Emmet Oliver: Quinn Insurance was indulged for far too long
Many consequences flow from Tuesday's decision to appoint joint administrators to Quinn Insurance, but what is clear is that the Quinn name is destroyed forever in the insurance industry.
Even if Quinn Insurance is purchased, it is unthinkable that any acquirer would retain the brand considering the bad odour which now surrounds the company. Quinn Insurance was yesterday displaying characteristics that led to its downfall in the first place -- denial, obfuscation and self righteousness.
Instead of explaining to the public and its customers why it found itself in a situation where the courts had to appoint joint administrators to run the firm, it went on the attack via a letter sent to government ministers, presumably in an attempt to outflank the regulator.
Instead of answering questions about their own management of Quinn Insurance, its executives sought to muddy the waters by posing questions back at the regulator. As is the company's stock in trade when things get difficult, it fell back on its employment contribution to Ireland, in effect using these big numbers as a way to prevent its own demise at the hand of the regulator.
Reading the company's letter, an outsider might form the view that Quinn Insurance can meet all its obligations from a "cash perspective'' so why is the regulator being so vindictive against a company which has sought to shake up the insurance industry and provide employment to thousands?

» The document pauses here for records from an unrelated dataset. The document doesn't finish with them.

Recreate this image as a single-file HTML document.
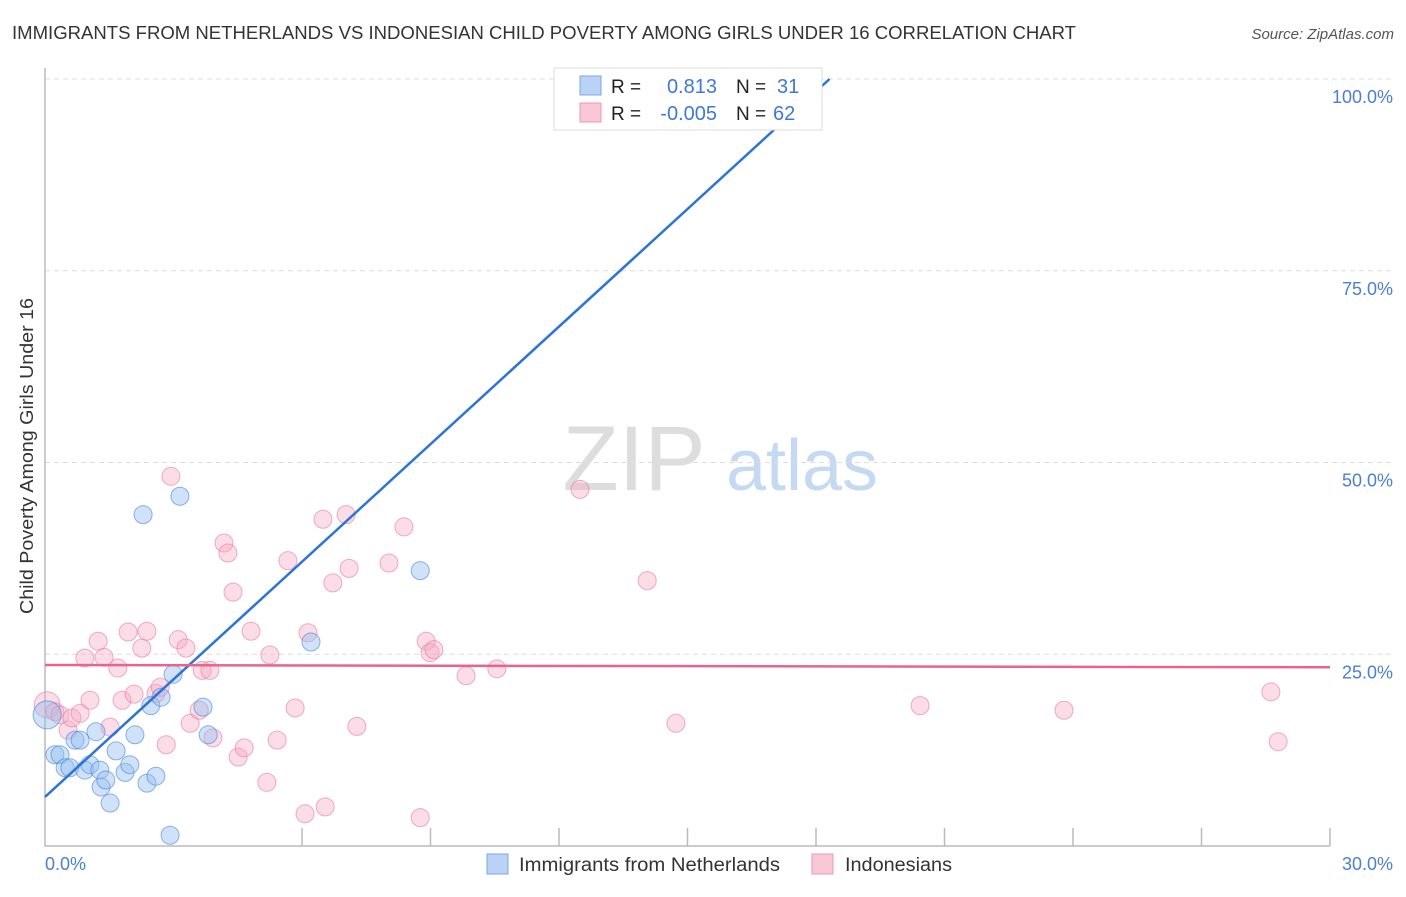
<!DOCTYPE html>
<html><head><meta charset="utf-8"><style>
body{margin:0;background:#fff;font-family:"Liberation Sans",sans-serif}
svg text{font-family:"Liberation Sans",sans-serif}
</style></head><body>
<svg id="c" width="1406" height="892" xmlns="http://www.w3.org/2000/svg">
<text x="12" y="39" font-size="18" fill="#333" textLength="1064" lengthAdjust="spacingAndGlyphs">IMMIGRANTS FROM NETHERLANDS VS INDONESIAN CHILD POVERTY AMONG GIRLS UNDER 16 CORRELATION CHART</text>
<text x="1394" y="39" font-size="15" fill="#555" font-style="italic" text-anchor="end">Source: ZipAtlas.com</text>
<text transform="translate(33,456) rotate(-90)" font-size="18" fill="#333" text-anchor="middle" textLength="316" lengthAdjust="spacingAndGlyphs">Child Poverty Among Girls Under 16</text>
<g>
<text x="634" y="490" font-size="92" fill="#ddd" font-family="Liberation Serif,serif" text-anchor="middle">ZIP</text>
<text x="802" y="490" font-size="72" fill="#c6d9f3" text-anchor="middle">atlas</text>
</g>
<g id="grid"></g><g id="pts"></g><g id="lines"></g>
<g>
<rect x="554" y="68" width="268" height="62" fill="#fff" stroke="#ddd"/>
<rect x="580" y="76" width="21" height="19" fill="#b9d2f5" stroke="#7ea7e3"/>
<rect x="580" y="103" width="21" height="19" fill="#f9c7d6" stroke="#ec9ab2"/>
<text x="611" y="93" font-size="19" fill="#222">R =</text><text x="717" y="93" font-size="20" fill="#3d79d8" text-anchor="end">0.813</text>
<text x="736" y="93" font-size="19" fill="#222">N =</text><text x="777" y="93" font-size="20" fill="#3d79d8">31</text>
<text x="611" y="120" font-size="19" fill="#222">R =</text><text x="717" y="120" font-size="20" fill="#3d79d8" text-anchor="end">-0.005</text>
<text x="736" y="120" font-size="19" fill="#222">N =</text><text x="773" y="120" font-size="20" fill="#3d79d8">62</text>
</g>
<g>
<rect x="487" y="854" width="21" height="20" fill="#b9d2f5" stroke="#7ea7e3"/>
<text x="519" y="871" font-size="19" fill="#333" textLength="261" lengthAdjust="spacingAndGlyphs">Immigrants from Netherlands</text>
<rect x="812" y="854" width="21" height="20" fill="#f9c7d6" stroke="#ec9ab2"/>
<text x="845" y="871" font-size="19" fill="#333" textLength="107" lengthAdjust="spacingAndGlyphs">Indonesians</text>
</g>
</svg>
<script>
const blueX=[0.05,0.23,0.35,0.47,0.58,0.70,0.82,0.93,1.05,1.19,1.28,1.31,1.42,1.52,1.66,1.87,1.98,2.10,2.29,2.38,2.47,2.59,2.71,2.92,2.99,3.15,3.69,3.81,6.21,8.76,15.01];
const blueY=[17.1,11.9,11.9,10.2,10.2,13.8,13.8,9.9,10.6,14.9,9.9,7.7,8.6,5.6,12.4,9.6,10.6,14.5,43.2,8.2,18.3,9.1,19.4,1.4,22.4,45.6,18.1,14.5,26.6,35.9,100];
const pinkX=[0.05,0.23,0.35,0.54,0.63,0.82,0.93,1.05,1.24,1.38,1.52,1.70,1.80,1.94,2.08,2.26,2.38,2.59,2.69,2.83,2.94,3.11,3.29,3.39,3.60,3.67,3.85,3.92,4.18,4.27,4.39,4.51,4.65,4.81,5.18,5.25,5.42,5.67,5.84,6.07,6.14,6.49,6.54,6.72,7.10,7.03,7.28,8.03,8.38,8.76,8.90,8.99,9.08,9.83,10.55,12.49,14.06,14.73,20.43,23.79,28.62,28.79];
const pinkY=[18.4,17.5,17.1,15.1,16.7,17.3,24.5,19.0,26.7,24.6,15.5,23.2,19.0,27.9,19.8,25.8,28.0,19.9,20.7,13.2,48.2,26.9,25.8,16.0,17.7,22.9,22.9,14.1,39.5,38.2,33.1,11.6,12.8,28.0,8.3,24.9,13.8,37.2,18.0,4.2,27.8,42.6,5.1,34.3,36.2,43.2,15.6,36.9,41.6,3.7,26.7,25.2,25.6,22.2,23.1,46.5,34.6,16.0,18.3,17.7,20.1,13.6];
const yTicks=[25,50,75,100];
const yTickLabels=["25.0%","50.0%","75.0%","100.0%"];
const xTicks=[6,9,12,15,18,21,24,27,30];
const blueFit=[6.4,5.11], pinkFit=[23.6,-0.01];
const NS="http://www.w3.org/2000/svg";
const X=v=>45+v*1285/30, Y=v=>846-v*7.67;
function mk(p,t,a){const e=document.createElementNS(NS,t);for(const k in a)e.setAttribute(k,a[k]);p.appendChild(e);return e;}
const svg=document.getElementById('c'),g=document.getElementById('grid'),P=document.getElementById('pts'),L=document.getElementById('lines');
yTicks.forEach((t,i)=>{
 const l=mk(g,'line',{x1:45,x2:1394,y1:Y(t),y2:Y(t),stroke:'#ddd','stroke-dasharray':'5,4'});
 
 
 const tx=mk(g,'text',{x:1393,y:Y(t)+24,'font-size':18,fill:'#4a7fd6','text-anchor':'end'});tx.textContent=yTickLabels[i];
 
 
});
const ax=mk(g,'path',{d:'M45,68V846H1330',fill:'none',stroke:'#bbb','stroke-width':1.5});


xTicks.forEach(t=>{const l=mk(g,'line',{x1:X(t),x2:X(t),y1:828,y2:846,stroke:'#bbb','stroke-width':1.5});
 
 });
const x0=mk(g,'text',{x:45,y:870,'font-size':18,fill:'#4a7fd6'});x0.textContent='0.0%';


const x1=mk(g,'text',{x:1393,y:870,'font-size':18,fill:'#4a7fd6','text-anchor':'end'});x1.textContent='30.0%';


pinkX.forEach((x,i)=>{const c=mk(P,'circle',{cx:X(x),cy:Y(pinkY[i]),r:i==0?13:9,fill:'rgba(246,170,195,0.4)',stroke:'rgba(232,120,155,0.6)'});
 
 });
blueX.forEach((x,i)=>{const c=mk(P,'circle',{cx:X(x),cy:Y(blueY[i]),r:i==0?14:9,fill:'rgba(150,190,240,0.45)',stroke:'rgba(70,130,220,0.6)'});
 
 });
const bxEnd=(100-blueFit[0])/blueFit[1];
const bl=mk(L,'line',{x1:X(0),y1:Y(blueFit[0]),x2:X(bxEnd),y2:Y(100),stroke:'#2d74d8','stroke-width':2.5});


const pl=mk(L,'line',{x1:X(0),y1:Y(pinkFit[0]),x2:X(30),y2:Y(pinkFit[0]+pinkFit[1]*30),stroke:'#e8648e','stroke-width':2.5});


</script>
</body></html>
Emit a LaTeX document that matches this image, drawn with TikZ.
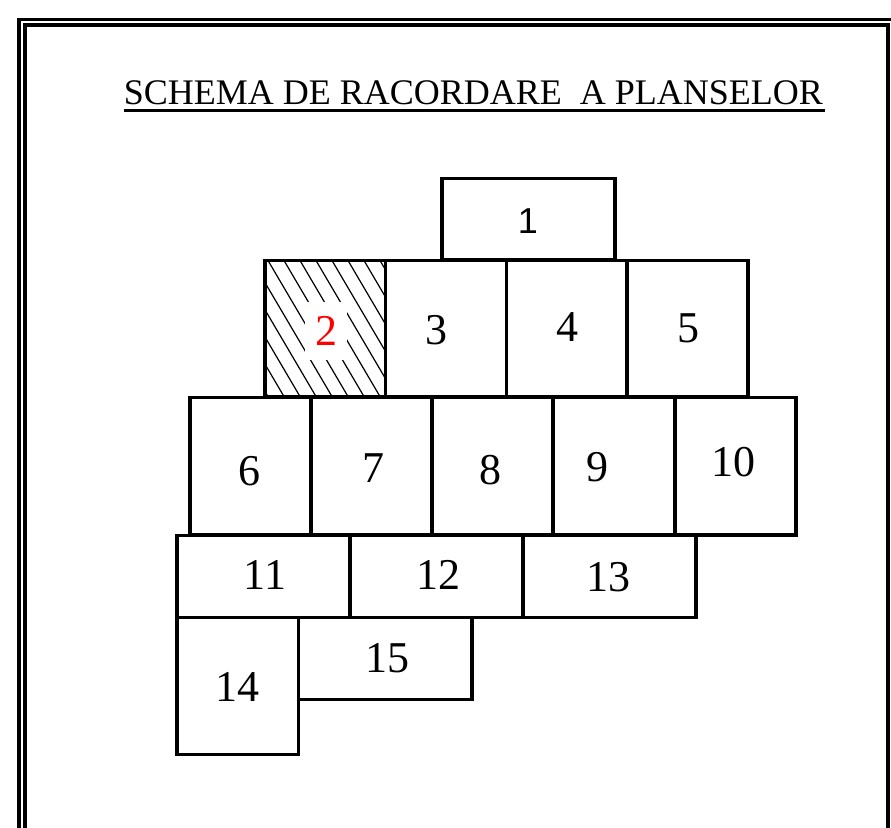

In fact the regulator, if anything, has not been vindictive enough and has indulged Quinn Insurance for far too long. Reading over court papers filed this week by the Financial Regulator, there is plenty of evidence to suggest the regulator has been far too accommodating of Quinn and has not done enough to protect policy holders.
The regulator said in October 2008 it had "reasonable cause'' to suspect that Quinn Insurance had engaged in "breaches of regulatory requirements''. Among the breaches was that Quinn did not even bother to notify the regulator when it provided loans to related companies. The company was hit with a fine of €3.2m and Sean Quinn himself had to pay a small, but symbolic, penalty of €200,000.
At this point the regulator did not even comprehend having Quinn stripped of its insurance authorisation and the fine, in the context of the giant turnover of Quinn Insurance, was miniscule. Quinn was publicly embarrassed by this episode, but in terms of public disclosure again the regulator was letting the company off rather lightly.
We now know that in May 2008 Quinn Insurance had agreed a major recovery plan for the entire company as it was buffeted by the downturn. Its financial condition at this stage was not known publicly or disclosed to policy holders.
In early December Quinn was considering a €50m injection to bring its solvency levels up to the standards required of all insurers in Ireland. Throughout 2009 its problems continued, again out of sight of its policy holders and the regulator gave the company the benefit of the doubt.
Even on Christmas Eve last year the company sent an email to the regulator saying it was in danger of breaching its loan covenants with its lenders, and even then the regulator did not take any public action.
For the last three months the regulator and Quinn have been engaging over a recovery plan for the company, which the regulator admitted on several occasions was totally inadequate. Still the regulator opted not to make any public intervention.
According to the regulator it was only on March 24 it finally learnt about guarantees given by Quinn Insurance subsidiaries for loans provided to "the Quinn Group generally''. It is from this disclosure that the regulator's current actions flow.
This sequence of events hardly suggests a regulator bent on destroying Quinn Insurance for the sake of it. It hardly suggests a regulator that is being too inflexible in dealing with Quinn Insurance's obvious commercial difficulties. In fact if anything it suggests a regulator that has taken far too long to bring Quinn Insurance to its senses.